My father and his eldest brother, Ralph, volunteered in 1914 and enlisted in the Somerset Light Infantry Territorials.
After training, they went to India and then to Mesopotamia – modern-day Iraq – where the fight was against Germany’s ally Turkey to prevent them capturing the oilfields which were essential for providing the fuel to power our ships.
Ralph was one of 40 volunteers from the 5th Battalion who went from India to reinforce the Ox and Bucks. It was with them that he fought in the siege of Kut-al-Amara and was taken prisoner when the town had to surrender. Ralph survived the force-march through the heat of the desert to Baghdad, the brutal beating they received when paraded through the streets of the city, and on to a prisoner of war camp in Asia Minor.
In July 1916, Ralph was one of a number of prisoners who were released in a prisoner exchange. He was in such a poor condition that he was sent back to hospital in India. When he was released he managed to bring with him some of the bread the prisoners were given to eat by their Turkish captors.
A doctor in the hospital was intrigued by the bread and had some of it analysed. It was found to consist mainly of hay and straw horse fodder. Ralph said it was so hard you had to find some water to soak it in before you could eat it. The bread is still kept in Ralph’s family today.

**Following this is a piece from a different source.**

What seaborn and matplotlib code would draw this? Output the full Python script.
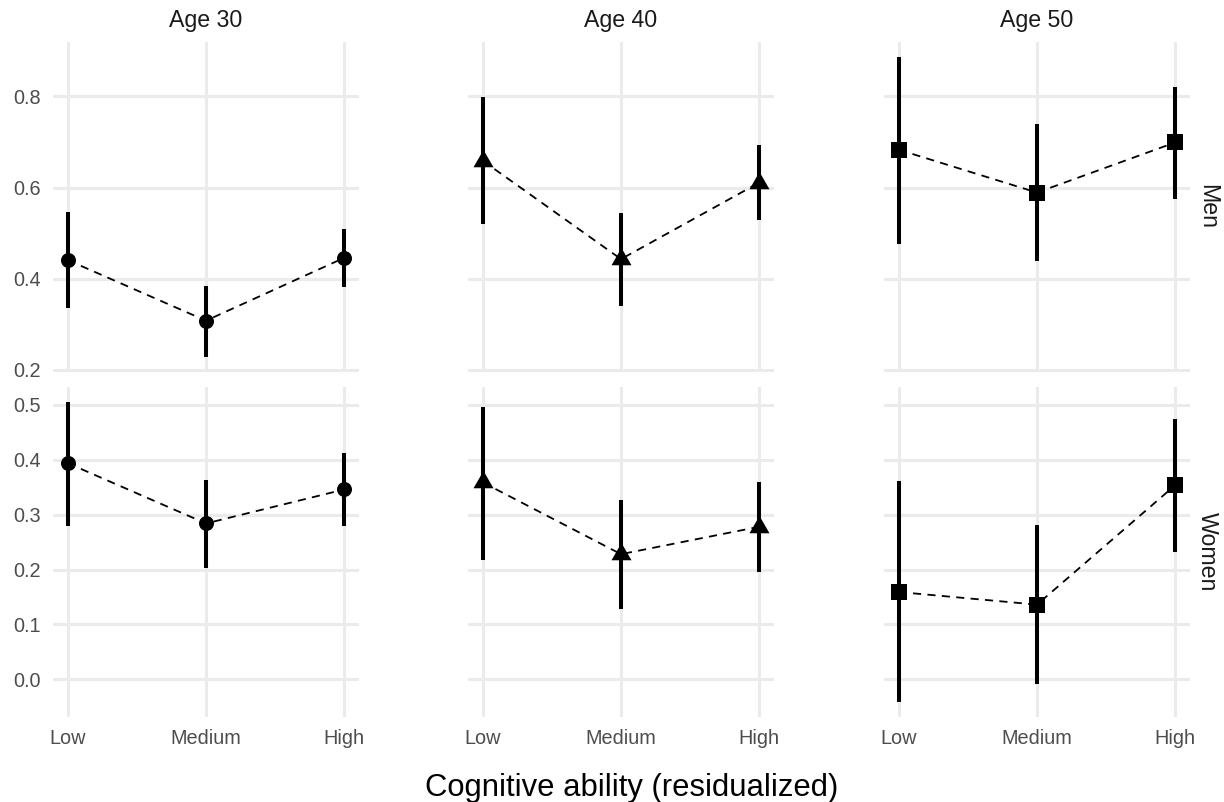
import numpy as np
import pandas as pd
import matplotlib
matplotlib.use("Agg")
import matplotlib.pyplot as plt
import seaborn as sns

# ---------------- data ----------------
levels = ["Low", "Medium", "High"]
ages = ["Age 30", "Age 40", "Age 50"]
sexes = ["Men", "Women"]

men30_est = [0.441, 0.308, 0.446]
men30_lo = [0.335, 0.229, 0.382]
men30_hi = [0.547, 0.385, 0.509]
men40_est = [0.659, 0.443, 0.611]
men40_lo = [0.520, 0.341, 0.528]
men40_hi = [0.798, 0.545, 0.693]
men50_est = [0.683, 0.589, 0.699]
men50_lo = [0.477, 0.438, 0.575]
men50_hi = [0.887, 0.739, 0.821]

women30_est = [0.394, 0.284, 0.346]
women30_lo = [0.279, 0.203, 0.279]
women30_hi = [0.506, 0.363, 0.412]
women40_est = [0.359, 0.228, 0.278]
women40_lo = [0.217, 0.128, 0.195]
women40_hi = [0.497, 0.327, 0.359]
women50_est = [0.159, 0.136, 0.354]
women50_lo = [-0.041, -0.009, 0.232]
women50_hi = [0.361, 0.282, 0.474]

y_ticks_men = [0.2, 0.4, 0.6, 0.8]
y_ticks_women = [0.0, 0.1, 0.2, 0.3, 0.4, 0.5]

series = {
    ("Men", "Age 30"): (men30_est, men30_lo, men30_hi),
    ("Men", "Age 40"): (men40_est, men40_lo, men40_hi),
    ("Men", "Age 50"): (men50_est, men50_lo, men50_hi),
    ("Women", "Age 30"): (women30_est, women30_lo, women30_hi),
    ("Women", "Age 40"): (women40_est, women40_lo, women40_hi),
    ("Women", "Age 50"): (women50_est, women50_lo, women50_hi),
}

rows = []
for (sex, age), (est, lo, hi) in series.items():
    for i, lev in enumerate(levels):
        rows.append(dict(sex=sex, age=age, level=lev, x=i,
                         est=est[i], lo=lo[i], hi=hi[i]))
df = pd.DataFrame(rows)

# ---------------- style ----------------
sns.set_theme(style="white")
plt.rcParams["font.family"] = ["Liberation Sans", "DejaVu Sans"]

tri = [(0, 1.555), (1.347, -0.778), (-1.347, -0.778)]
markers = {"Age 30": "o", "Age 40": tri, "Age 50": "s"}
msizes = {"Age 30": 117, "Age 40": 277, "Age 50": 135}

GRID = "#EBEBEB"
DPI = 100
fig = plt.figure(figsize=(12.24, 8.02), dpi=DPI)

W, H = 1224, 802
col_left = [53, 468, 884]
col_w = 306
row_top = [41.7, 386.7]
row_h = 330

ticks_by_sex = {"Men": y_ticks_men, "Women": y_ticks_women}

for r, sex in enumerate(sexes):
    sub_sex = df[df.sex == sex]
    lo_all, hi_all = sub_sex.lo.min(), sub_sex.hi.max()
    pad = 0.05 * (hi_all - lo_all)
    for c, age in enumerate(ages):
        ax = fig.add_axes([col_left[c] / W, 1 - (row_top[r] + row_h) / H,
                           col_w / W, row_h / H])
        sub = sub_sex[sub_sex.age == age]
        # grid
        for yt in ticks_by_sex[sex]:
            ax.axhline(yt, color=GRID, lw=2.2, zorder=0)
        for xt in range(len(levels)):
            ax.axvline(xt, color=GRID, lw=2.2, zorder=0)
        # error bars
        ax.vlines(sub.x, sub.lo, sub.hi, color="black", lw=2.9, zorder=2)
        # dashed line
        sns.lineplot(data=sub, x="x", y="est", ax=ax, color="black",
                     lw=1.3, linestyle=(0, (4.5, 3.5)), zorder=3,
                     estimator=None, sort=False)
        # markers
        sns.scatterplot(data=sub, x="x", y="est", ax=ax, color="black",
                        marker=markers[age], s=msizes[age], linewidth=0,
                        zorder=4)
        ax.set_xlim(-0.106, 2.106)
        ax.set_ylim(lo_all - pad, hi_all + pad)
        for sp in ax.spines.values():
            sp.set_visible(False)
        ax.set_xlabel("")
        ax.set_ylabel("")
        ax.set_yticks(ticks_by_sex[sex])
        ax.tick_params(axis="both", length=0, labelsize=14.3,
                       labelcolor="#4D4D4D")
        ax.tick_params(axis="y", pad=8.5)
        ax.tick_params(axis="x", pad=9)
        if c == 0:
            ax.set_yticklabels([f"{t:.1f}" for t in ticks_by_sex[sex]])
        else:
            ax.set_yticklabels([])
        ax.set_xticks(range(len(levels)))
        if r == 1:
            ax.set_xticklabels(levels)
        else:
            ax.set_xticklabels([])
        if r == 0:
            ax.annotate(age, xy=(0.5, 1), xycoords="axes fraction",
                        xytext=(0, 15.5), textcoords="offset points",
                        ha="center", va="center", fontsize=16.7,
                        color="#1A1A1A")
        if c == 2:
            ax.annotate(sex, xy=(1, 0.5), xycoords="axes fraction",
                        xytext=(12.5, 0), textcoords="offset points",
                        ha="center", va="center", fontsize=16.7,
                        rotation=-90, color="#1A1A1A")

fig.text(632 / W, 1 - 788 / H, "Cognitive ability (residualized)",
         ha="center", va="center", fontsize=22.3, color="black")

fig.savefig("out.png", dpi=DPI, facecolor="white")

Ralph said that at one time after his release he was told to take a rifle and guard some Turkish prisoners but he refused, saying, “If you give me a rifle I will shoot them for what they did to us”.
Many Somerset, Dorset and
Devon men fought and died in that theatre of the war. I thank
John for bringing attention to the Mesopotamia war and the Siege of Kut because, as is the case for Korea, Mesopotamia seems to be a forgotten war.